Algunos dirigentes con capacidad de decisión utilizan para reforzar el supuesto buen sentido de una decisión la razón de oportunidad. Una forma de añadir motivos a los obvios, que pueden ser de justeza, necesidad, coherencia y unos cuantos más, subrayando que es el momento preciso para hacer lo que se hace. Los razonamientos e instrumentos sobre los que se apoya la medida adoptada se ven reforzados así con el calendario.
Se da también por descontado que lo decidido responde a los intereses sociales o económicos de amplias capas de los ciudadanos, si no de la gran mayoría. Quedan asentados, pues, los unos sobre los otros, todos los argumentos que respaldan lo que se ha hecho o se va a hacer.
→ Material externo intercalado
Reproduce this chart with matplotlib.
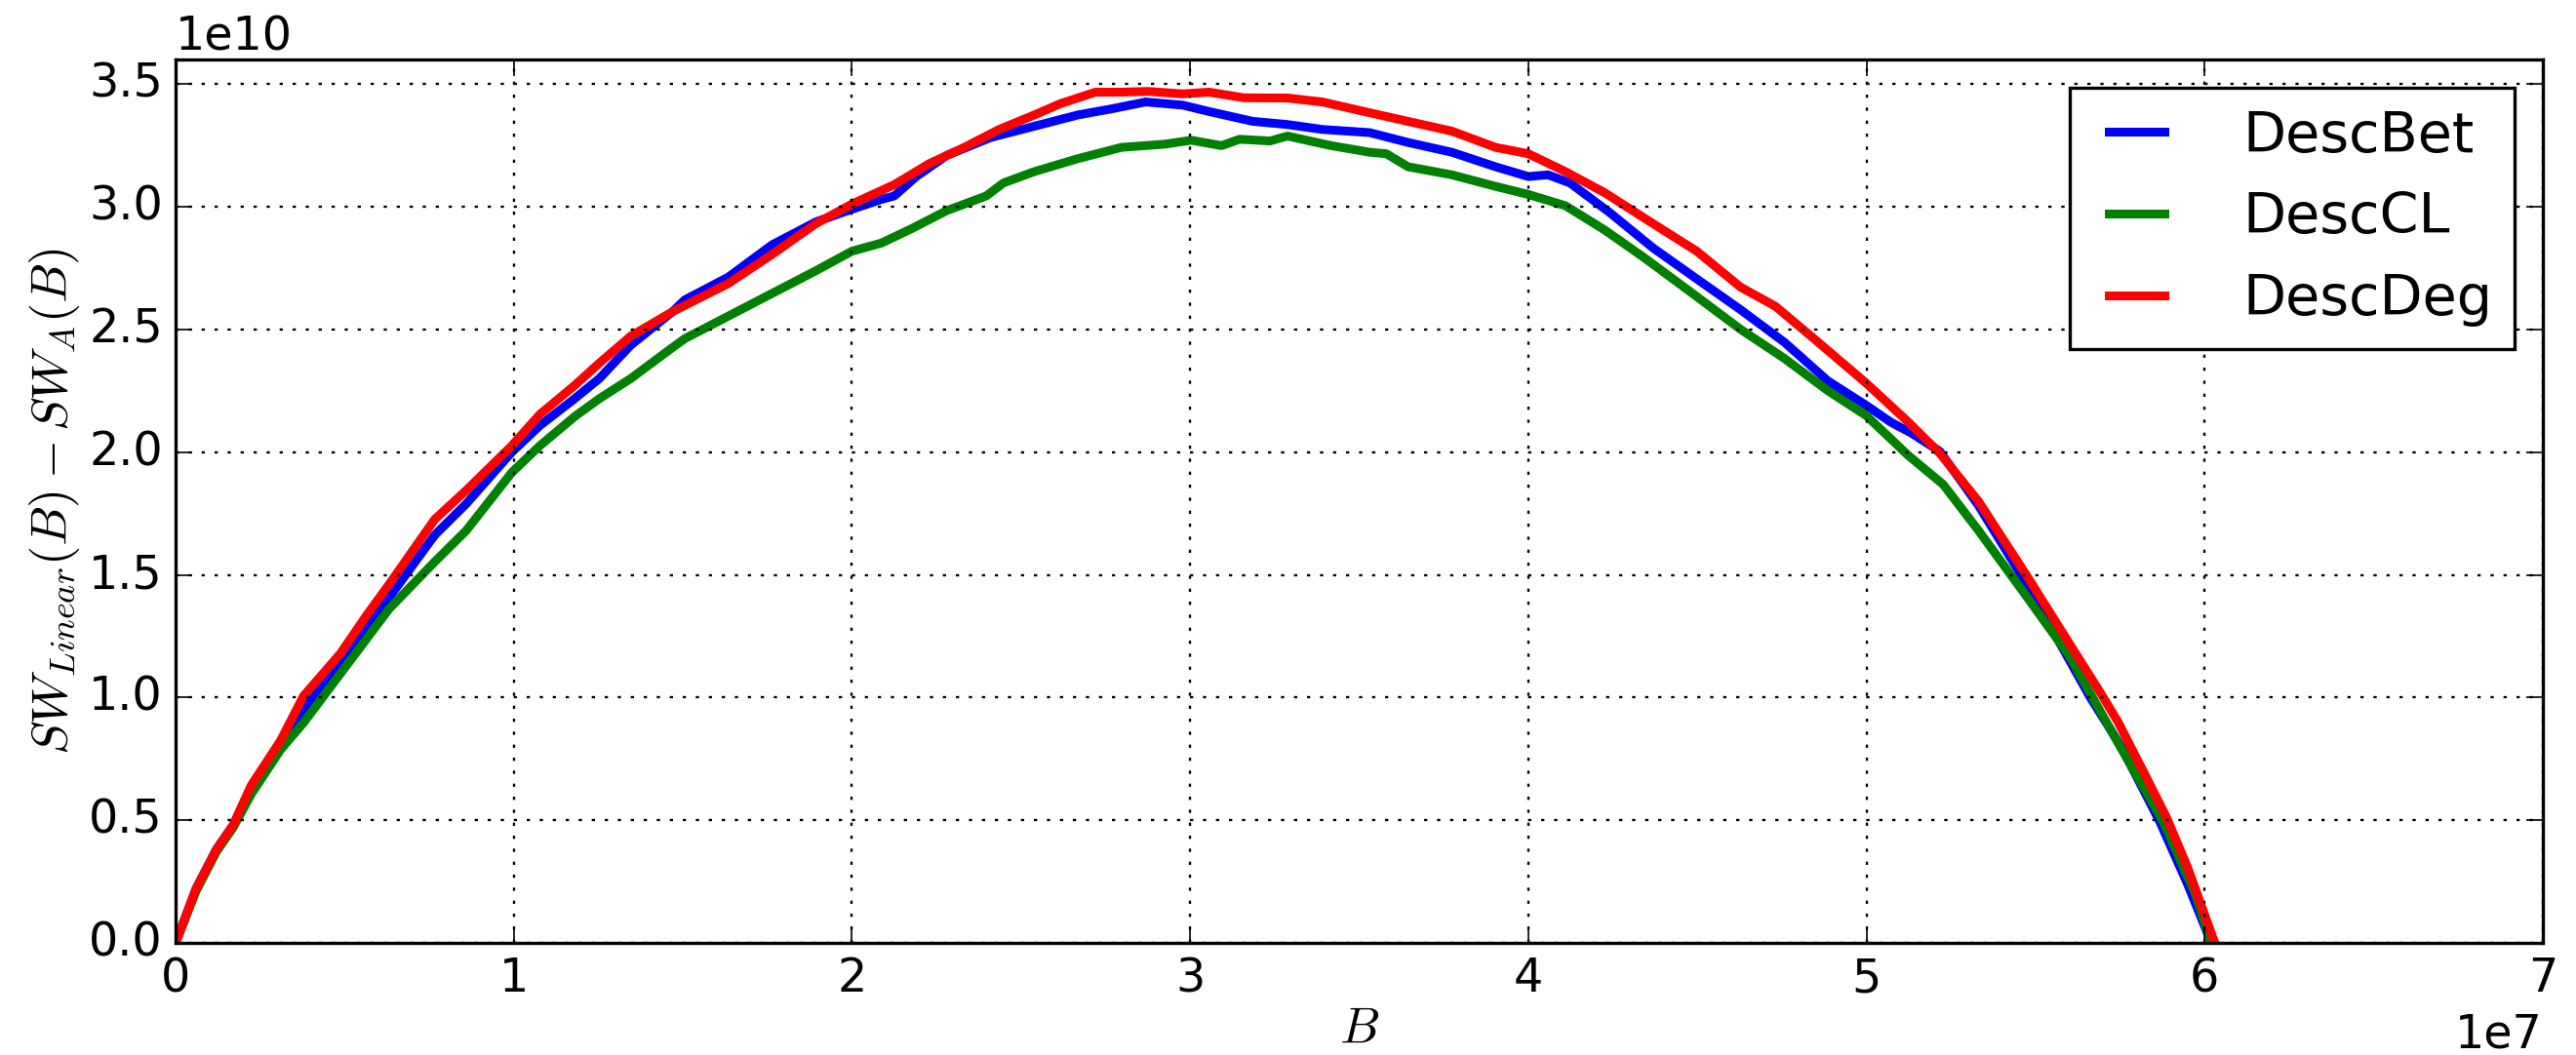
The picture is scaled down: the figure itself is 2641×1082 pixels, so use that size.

Los discursos explicativos son, entonces, coherentes, reveladores y novedosos.
Nada de esto se cumplió en la noche del miércoles con el discurso, por llamarle de alguna forma, televisado del monarca ejerciente que España tiene, mientras el otro rey, llamado emérito, permanecía convenientemente en la sombra. El contenido de los afortunadamente pocos minutos de alocución fue extemporáneo e irrelevante. Lo primero porque llegaba tarde; y mal, como quedó claro tras la audición. Lo segundo porque no fue revelador ni novedoso.
Coherencia con el discurso general de aunar esfuerzos y ánimos para afrontar la crisis del COVID-19 hay que reconocerle. Estaría bueno que nada menos que el personaje en cuestión se hubiera salido de esa parte del guión que todos sabemos que es el que hay seguir.
Ese simple detalle ha servido para que los partidarios de que la Constitución del 78 siga inamovible ––sin su reforma no es posible referendum decisorio sobre la forma de Estado–– hayan respaldado al unísono y firmemente, aun con diferentes lenguajes, y cerraran filas rápidamente, como es habitual, bajo el trono y la corona. “Por Dios, por la Patria y el Rey” pareció resonar inmediatamente en las calles desiertas y en las ediciones electrónicas e impresas de los medios de comunicación. De casi todos.
Si la pandemia que nos azota fue el resorte único y exclusivo de la presencia pública de la máxima autoridad, la extemporaneidad vino dada porque quizá debía haberse producido bien antes, puesto que no dijo ya nada nuevo o que sonara a tal para la lucha que nos ocupa ahora y nos ocupará durante largo tiempo a todos los ciudadanos. En tanto que no ofreció nada novedoso las palabras de quien algunos llaman ciudadano Felipe Borbón fueron irrelevantes, por tanto.
Por encima de todo, al final del espacio televisivo quedó una impresión de decepción, de hondo vacío, de tiempo perdido, de amplio desierto intelectual, pues lo que preocupaba o interesaba del ciudadano parlante era cómo va a explicar o encarar la institución por él encarnada el último escándalo conocido de la persona de quien ha obtenido su posición y a parte de cuya herencia, no a toda, dice ahora renunciar.
Sin entrar en honduras, el miércoles lo que flotaba en el ambiente y que el autor del texto pronunciado debía saber era, fundamentalmente, por qué esperó un año para rechazar prospectivamente parte de la herencia monetaria que recibirá y de qué forma se aprestaba a intentar solucionar el nuevo desaguisado sonrojante de aquel a quien debe la posición que ocupa.
Simplemente, encarando ambas cuestiones honestamente podría haber satisfecho las interrogantes que pasaban por la cabeza de muchos, puede que muchísimos, ciudadanos y hubiera podido aminorar el desdoro al que el anterior Jefe del Estado tiene sometida a esa institución y también el sentimiento de vergüenza ajena cada vez más insoportable que tantos como los anteriores sienten cuando ven a quienes nos representan al máximo nivel del Reino de España.
Tuvo ocasión de revertir todo eso; no la aprovechó y perdió la oportunidad. Repitió su error de aquel otro discurso del 3 de octubre de 2017. Prefirió usar como escudo la bandera y el escudo sin siquiera ofrecer nuevas perspectivas al problema primordial que hay ahora y aquí. Preocupante, pero sobre todo decepcionante. Vale.